The Graeco-Roman Museum
You know that you are about to experience something very unique when you enter the Greco-Roman Museum and are greeted by a huge black granite bull (the Egyptian god Apis) and an enormous stone falcon. There is nothing quite like it in the world. The collection contains relics from the Greek, Roman and Christian eras in Egypt. Inside there are statues of all sorts – miniature to life-size – from the various religions represented. Other items of interest are children’s toys, tools, jewelry and a mummified crocodile. You can even learn about the god known as Bes (the god of fun), and see a replica of the commemorative “Rosetta Stone”; an Egyptian stele artifact that allowed the linguists to begin the process of Hieroglyph decipherment. The original “Stone” is put on public display in the British Museum since 1802.
The Attarine Mosque
Dedicated to the Christian Saint Athanasius in 370, the structure was then converted into a Mosque at the beginning of the Arab conquest in the 14th century. It stands on the site of the famous Mosque of a Thousand Columns, from which Napoleon removed the seven-ton sarcophagus now in the British Museum.

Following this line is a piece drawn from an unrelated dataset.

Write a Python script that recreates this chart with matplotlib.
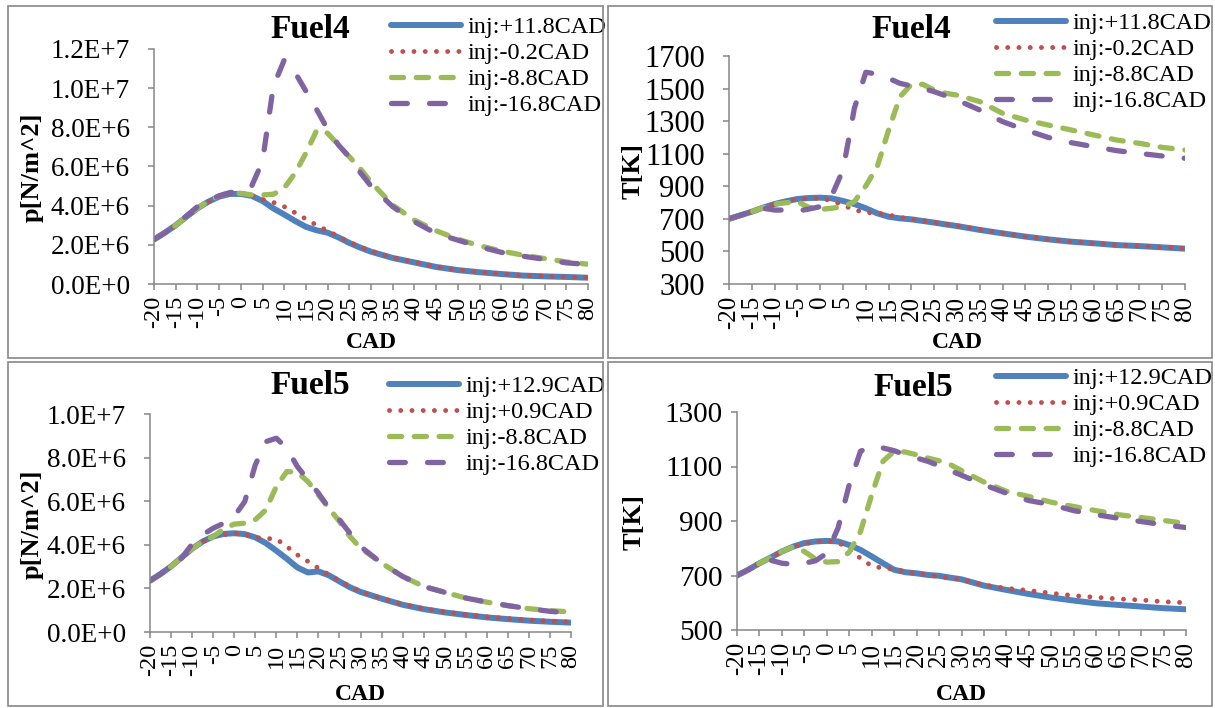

The Mosque of Abu al-Abbas al-Mursi
The Algerian Moslems built Alexandria’s largest mosque in 1775 over the tomb of the 13th century Andalusian holy man, Ahmed Abu al-Abbas al-Mursi. Eight monolithic granite columns and a colonnade of elongated arches support the interior. In 1943, domes and a towering minaret were added. This important Islamic monument is dedicated to the patron and protector of Alexandria’s fishermen and sailors.
The Eastern Harbor
Deep inside the harbor of Alexandria rest the astonishing remains of one of the Seven Wonders of the World, namely the lighthouse “Pharos”. It amazed the world for hundreds of years until a catastrophic earthquake brought it cashing down. In present day times, you can see fisherman and boat builders practicing the skills that they have perfected over centuries. Graceful colonial mansions surrounded by palm trees line look upon the bay, cooled by gentle breezes coming from the Mediterranean.
Montazah Palace and Gardens
The Royal Palace of Al-Montazah is built on a low plateau overlooking a sandy white beach and surrounded by formal gardens with trees, palms and flowers. The Palace was designed in a combination of Turkish and Florentine styles, and is now a state guesthouse. Its 1.4 sq km of well-tended pleasure gardens are open to the public, and within the same area are a museum, several beaches, a tourist center, a hotel, fast-food restaurants and a children’s park.